Over and above state benefits, there is an additional $300 per week available through March 14, 2021. The supplement was $600 per week under the expired provision. Unemployment benefits are taxable.
This Act extends through 2021 the CARES Act provision which allowed 2020 cash contribution deductions to qualified charities without regard to the normal Adjusted Gross Income (AGI) limitations. For C corporations, the CARES Act also increased the deductibility of such contributions to 25% of taxable income. This increased deduction limit for Corporations that applied to 2020 now also applies to 2021.
The above-the-line deduction for non-itemizers was $300 for 2020. This is extended to 2021, but joint return non-itemizers are now entitled to deduct up to $600 in 2021.
Medical expenses must exceed 7.5% of Adjusted Gross Income (AGI) to be deductible (this was previously scheduled to increase to 10% of AGI after 2020). The CAA, 2021 makes the 7.5% threshold permanent.
The new legislation extends through 2025 an exclusion from taxable income for home mortgage discharge of indebtedness (subject to limitations).
The CARES Act excluded up to $5,250 of employer-made student loan repayments from taxable income. This was set to expire after 2020. This provision was extended through 2025 under the CAA, 2021.
Education-related tax benefits are scheduled to change after 2020. The new legislation repeals the deduction for qualified tuition and fees in favor of expanding the income limits of the Lifetime Learning Credit (so the phaseout limits match the American Opportunity Credit), effective beginning in 2021.
The nonbusiness energy property credit is extended by one year. A credit is available for purchases of “nonbusiness energy property” (qualifying energy improvements to a taxpayer’s main home). The new legislation extends this credit, which was due to expire at the end of 2020, through 2021.
The residential energy-efficient property credit is extended by two years. Individual taxpayers are allowed a tax credit, known as the residential energy efficient property credit, equal to the applicable percentages of expenditures for certain property, including qualified solar electric property and qualified solar water heating property. This credit was due to expire at the end of 2021, with a phase-down of the credit during 2020 and 2021. The new legislation extends the phase-down period of the credit by two years-through the end of 2023, after which the credit won’t apply.
Note: Arizona has not yet conformed to the provisions of the CAA, 2021.
The 5,593 pages in the new law are said to be the fifth-largest bill in the country’s history.
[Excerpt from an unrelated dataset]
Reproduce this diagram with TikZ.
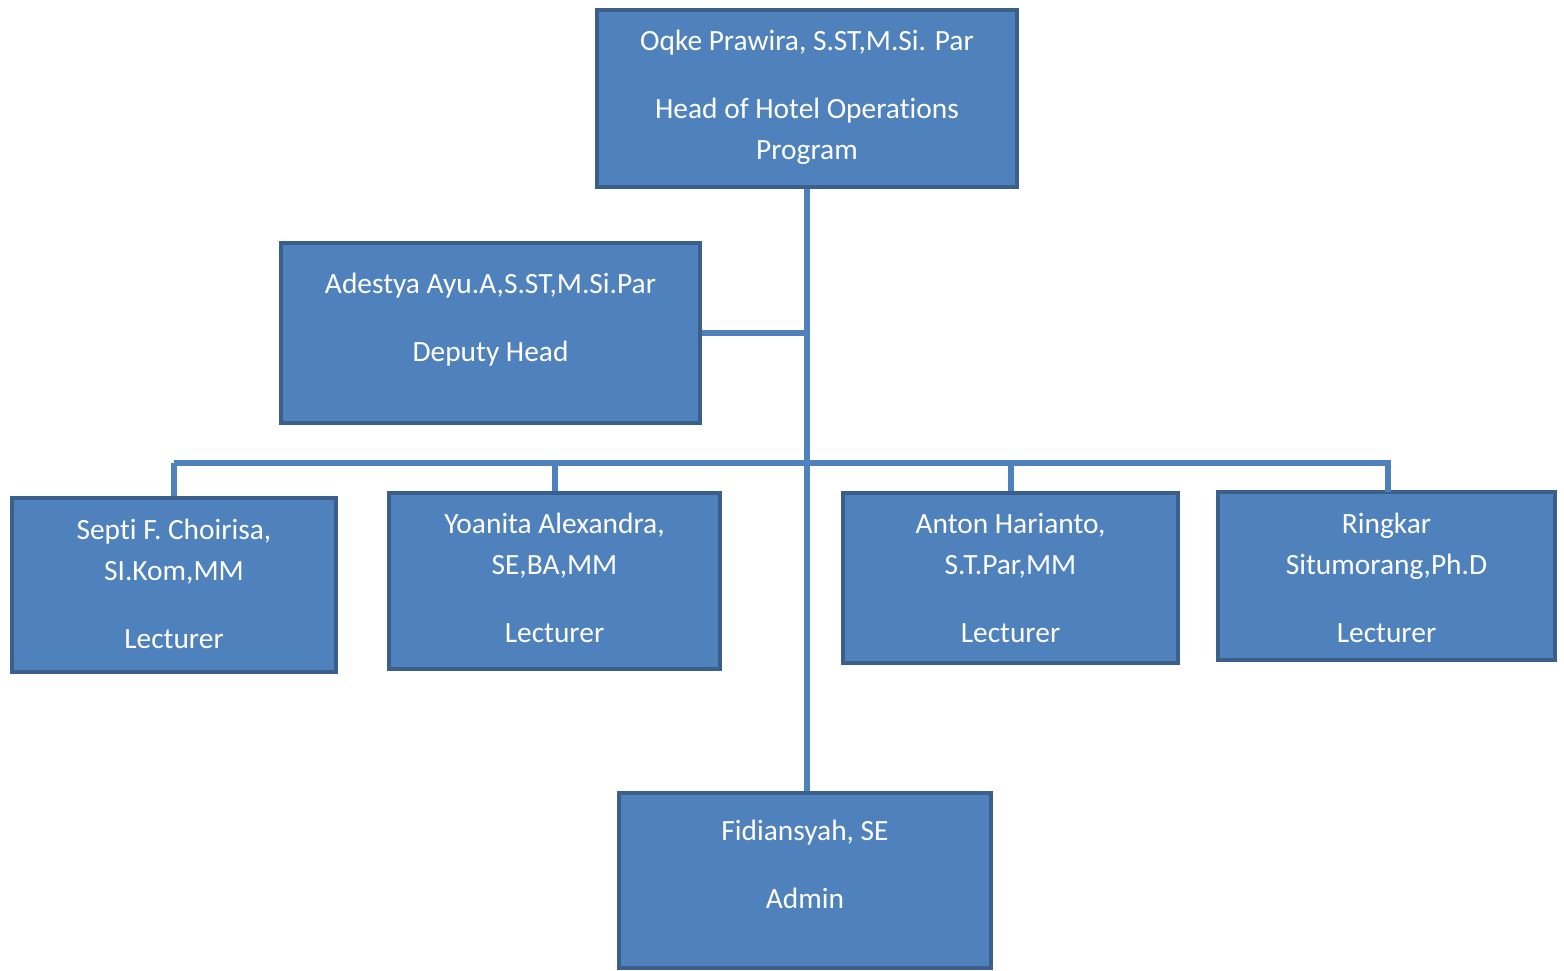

The massive text has been characterized as a spending bill, but as highlighted above, it does have important tax aspects.
Despite “2021” in the Act’s name, the overall tenor of the late-2020 tax legislation is tax relief with important 2020 aspects. Other than the stimulus program, the relief generally targets particular taxpayers and industries most impacted by COVID-19. As we enter 2021, additional near-term tax legislation seems likely, with a presumed focus on continuing to assist those most impacted by the pandemic.